Cesare ammise i provinciali. Non c’è alcuna prova che Augusto li avesse estromessi tutti. Rimasero i discendenti dei partigiani della Narbonense82. Degli spagnoli, Saxa e Balbo erano morti, ma Balbo il Giovane ascese in gloria e potenza fino ad avere il proconsolato d’Africa e un trionfo, che fu l’ultimo a essere celebrato da un senatore. Inoltre entrarono in Senato durante il regno di Augusto Giunio Gallione, ricco retore spagnolo amico degli Annei, e un certo Pompeo Macro, figlio del procuratore d’Asia, seguiti ben presto da Gneo Domizio Afro, il grande oratore di Nemausus [Nîmes]83.

Uomini delle province prestarono servizio come ufficiali nell’equestris militia84; ottennero anche cariche di procuratore e alte cariche equestri sotto Augusto, che conferí loro un rango equivalente al consolato nella carriera senatoria. Due, se non tre, provinciali furono prefetti d’Egitto85. I figli di questi eminenti personaggi entravano regolarmente in Senato, con il nuovo ordine86. Augusto diede prestigio all’Italia; ma il contrasto fra Italia e province è inesatto ed erroneo se viene esteso alle colonie con il pieno diritto di cittadinanza che si trovavano nelle province, poiché queste costituiscono parte integrante dello Stato romano, dovunque si trovino: Cordova, Lione, o anche Antiochia di Pisidia87. Non può essere stata intenzione di Augusto svalutare o frenare le province d’Occidente e quella parte del popolo romano distribuita tanto lontano fuori dei confini dell’Italia.
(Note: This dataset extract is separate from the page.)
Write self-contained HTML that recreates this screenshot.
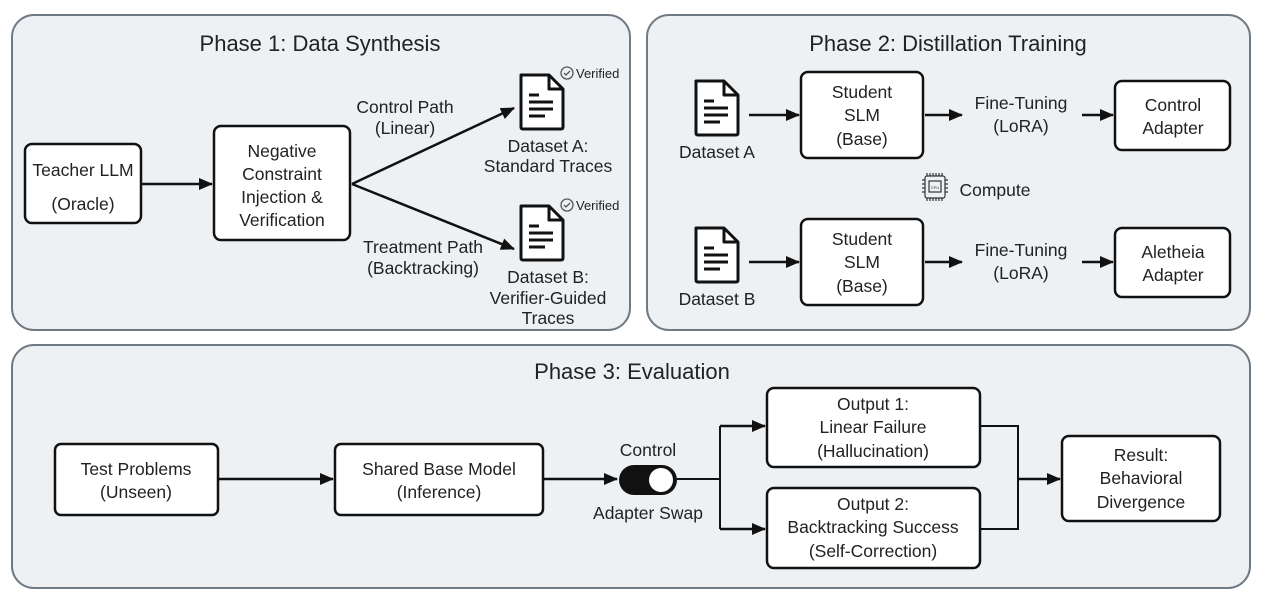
<!DOCTYPE html>
<html><head><meta charset="utf-8"><style>
html,body{margin:0;padding:0;background:#fff;}
svg{display:block;font-family:"Liberation Sans",sans-serif;}
</style></head><body>
<svg width="1265" height="602" viewBox="0 0 1265 602" xmlns="http://www.w3.org/2000/svg">
<defs>
<marker id="ah" markerWidth="14" markerHeight="14" refX="13" refY="7" orient="auto" markerUnits="userSpaceOnUse"><path d="M0,1 L14,7 L0,13 z" fill="#111"/></marker>
<g id="doc">
<path d="M2,2 H30 L44,16 V54 Q44,56 42,56 H4 Q2,56 2,54 Z" fill="#fff" stroke="#111" stroke-width="3" stroke-linejoin="round"/>
<path d="M30,2 V16 H44" fill="none" stroke="#111" stroke-width="3" stroke-linejoin="round"/>
<path d="M10,22 H20 M10,29 H34 M10,36 H34 M10,43 H26" stroke="#111" stroke-width="3"/>
</g>
</defs>
<g fill="#eef1f4" stroke="#707a84" stroke-width="2">
<rect x="12" y="15" width="618" height="315" rx="22"/>
<rect x="647" y="15" width="603" height="315" rx="22"/>
<rect x="12" y="345" width="1238" height="243" rx="22"/>
</g>
<g fill="#222" text-anchor="middle">
<text x="320" y="51" font-size="22">Phase 1: Data Synthesis</text>
<text x="948" y="51" font-size="22">Phase 2: Distillation Training</text>
<text x="632" y="379" font-size="22">Phase 3: Evaluation</text>
</g>
<g fill="#fff" stroke="#111" stroke-width="2.5">
<rect x="25" y="144" width="116" height="79" rx="7"/>
<rect x="214" y="126" width="136" height="114" rx="7"/>
<rect x="801" y="72" width="122" height="86" rx="7"/>
<rect x="1115" y="81" width="115" height="69" rx="7"/>
<rect x="801" y="219" width="122" height="86" rx="7"/>
<rect x="1115" y="228" width="115" height="69" rx="7"/>
<rect x="55" y="444" width="163" height="71" rx="6"/>
<rect x="335" y="444" width="208" height="71" rx="6"/>
<rect x="767" y="388" width="213" height="79" rx="7"/>
<rect x="767" y="488" width="213" height="80" rx="7"/>
<rect x="1062" y="436" width="158" height="85" rx="7"/>
</g>
<use href="#doc" x="519" y="73"/>
<use href="#doc" x="519" y="204"/>
<use href="#doc" x="694" y="79"/>
<use href="#doc" x="694" y="226"/>
<g fill="none" stroke="#555" stroke-width="1.3">
<circle cx="567" cy="73" r="6"/><path d="M564,73 l2,2 l4,-4"/>
<circle cx="567" cy="205" r="6"/><path d="M564,205 l2,2 l4,-4"/>
</g>
<g fill="#222" font-size="13">
<text x="576" y="78">Verified</text>
<text x="576" y="210">Verified</text>
</g>
<g stroke="#333" fill="none" stroke-width="1.2">
<rect x="925" y="176" width="20" height="22" rx="2"/>
<rect x="929" y="181" width="12" height="11"/>
<path d="M927,176v-3 M930,176v-3 M933,176v-3 M936,176v-3 M939,176v-3 M942,176v-3 M927,198v3 M930,198v3 M933,198v3 M936,198v3 M939,198v3 M942,198v3 M925,180h-3 M925,184h-3 M925,188h-3 M925,192h-3 M945,180h3 M945,184h3 M945,188h3 M945,192h3"/>
</g>
<text x="935" y="189" font-size="4" text-anchor="middle" fill="#333">CPU</text>
<g stroke="#111" stroke-width="2.5" fill="none" marker-end="url(#ah)">
<path d="M141,184 H212"/>
<path d="M352,184 L514,108"/>
<path d="M352,184 L514,249"/>
<path d="M749,115 H799"/>
<path d="M925,115 H962"/>
<path d="M1082,115 H1113"/>
<path d="M749,262 H799"/>
<path d="M925,262 H962"/>
<path d="M1082,262 H1113"/>
<path d="M218,479 H333"/>
<path d="M543,479 H617"/>
<path d="M720,426 H765"/>
<path d="M720,529 H765"/>
<path d="M1018,479 H1060"/>
</g>
<path d="M677,479 H720 M720,426 V529 M980,426 H1018 V529 H980" stroke="#111" stroke-width="2" fill="none"/>
<rect x="619" y="465" width="58" height="30" rx="15" fill="#111"/>
<circle cx="661" cy="480" r="12" fill="#fff"/>
<g fill="#222" font-size="17.5" text-anchor="middle">
<text x="83" y="176">Teacher LLM</text>
<text x="83" y="210">(Oracle)</text>
<text x="282" y="157">Negative</text>
<text x="282" y="180">Constraint</text>
<text x="282" y="203">Injection &amp;</text>
<text x="282" y="226">Verification</text>
<text x="405" y="113">Control Path</text>
<text x="405" y="134">(Linear)</text>
<text x="423" y="253">Treatment Path</text>
<text x="423" y="274">(Backtracking)</text>
<text x="548" y="152">Dataset A:</text>
<text x="548" y="172">Standard Traces</text>
<text x="548" y="283">Dataset B:</text>
<text x="548" y="304">Verifier-Guided</text>
<text x="548" y="324">Traces</text>
<text x="717" y="158">Dataset A</text>
<text x="717" y="305">Dataset B</text>
<text x="862" y="98">Student</text>
<text x="862" y="121">SLM</text>
<text x="862" y="145">(Base)</text>
<text x="862" y="245">Student</text>
<text x="862" y="268">SLM</text>
<text x="862" y="292">(Base)</text>
<text x="1021" y="109">Fine-Tuning</text>
<text x="1021" y="132">(LoRA)</text>
<text x="1021" y="256">Fine-Tuning</text>
<text x="1021" y="279">(LoRA)</text>
<text x="1173" y="111">Control</text>
<text x="1173" y="134">Adapter</text>
<text x="1173" y="258">Aletheia</text>
<text x="1173" y="281">Adapter</text>
<text x="995" y="196">Compute</text>
<text x="136" y="475">Test Problems</text>
<text x="136" y="498">(Unseen)</text>
<text x="439" y="475">Shared Base Model</text>
<text x="439" y="498">(Inference)</text>
<text x="648" y="456">Control</text>
<text x="648" y="519">Adapter Swap</text>
<text x="873" y="410">Output 1:</text>
<text x="873" y="433">Linear Failure</text>
<text x="873" y="457">(Hallucination)</text>
<text x="873" y="510">Output 2:</text>
<text x="873" y="533">Backtracking Success</text>
<text x="873" y="557">(Self-Correction)</text>
<text x="1141" y="461">Result:</text>
<text x="1141" y="484">Behavioral</text>
<text x="1141" y="508">Divergence</text>
</g>
</svg>
</body></html>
Augusto, che proveniva lui stesso da una famiglia municipale, era fedele alle sue origini nel carattere e nei costumi; cavalieri romani erano tra i suoi piú intimi amici e piú antichi partigiani. Nei primi mesi di vita, la fazione dell’erede di Cesare contava appena un solo senatore; e anche nei suoi primi anni non aveva grandi nomi. Cosa c’è di piú semplice che attribuire al solo Augusto l’avanzata degli homines novi sotto il principato? Ma questo significa non tenere conto dell’influsso dei suoi seguaci. Il princeps non era un entusiasta sincero del merito in chiunque lo si scorgesse e a qualsiasi classe appartenesse, ma era un borghese di un piccolo centro, in devota e insaziabile ammirazione della distinzione sociale. Cesare e Tiberio, che appartenevano uno ai Giuli e l’altro ai Claudi, conoscevano meglio la propria classe e ne conoscevano le manchevolezze.

Il nome, l’ambizione, le azioni avevano sottratto al capo rivoluzionario l’appoggio dei nobiles, in gioventú; prima che egli si sposasse con Livia, un solo discendente di famiglia consolare (Gneo Domizio Calvino) era membro della sua fazione. Ma Ottaviano era perfettamente conscio della necessità di avere seguaci aristocratici. La vantaggiosa alleanza matrimoniale diede ben presto i suoi frutti: Appio Claudio Pulcro e Marco Valerio Messalla passarono in breve dalla sua parte. Ma l’aristocrazia ci andava piano a perdonare l’uomo delle proscrizioni. Il princeps ebbe la sua vendetta. Non si fece scrupolo di estromettere dal Senato un folto gruppo di nobiles. Ma egli, signore del patronato, riuscí a far aderire alla propria causa anche i nobiles piú recalcitranti; altri, come Gneo Pisone (cos. 23 a.C.), forse si unirono a lui per disinteressato patriottismo. Le vecchie famiglie erano state decimate da una generazione di guerre civili: i figli degli uccisi si trovarono disposti a far la pace con il potentato militare.

Augusto dispiegò tutte le sue energie per legare questi giovani nobiles alla sua persona, alla sua famiglia e al nuovo sistema, ed ebbe non scarso successo. Ma doveva evitare qualsiasi ritorno ai suoi antichi sostenitori – la plebe, i veterani e i cavalieri che avevano vinto la guerra di Azio. Nella crisi del 23 a.C. la fazione cesariana fece fallire i progetti monarchici di Augusto e impedí l’adozione di Marcello; si può congetturare che alcuni membri della fazione e soprattutto Agrippa, che in questa occasione fece prevalere la sua linea politica, tentarono anche di infrenare la spiccata predilezione di Augusto per l’aristocrazia.

Anche la nuova fazione cesariana, come la fazione di Cesare, comprendeva elementi diversi, dalle piú antiche famiglie patrizie ai piú recenti arrivisti. Ma si trattava di un ordine che aveva maggiore compattezza del multicolore seguito di Cesare, un ordine vincolato a una causa, a un programma, oltre che a una persona. Peraltro, qualunque fosse stato il destino del princeps, la coalizione avrebbe resistito.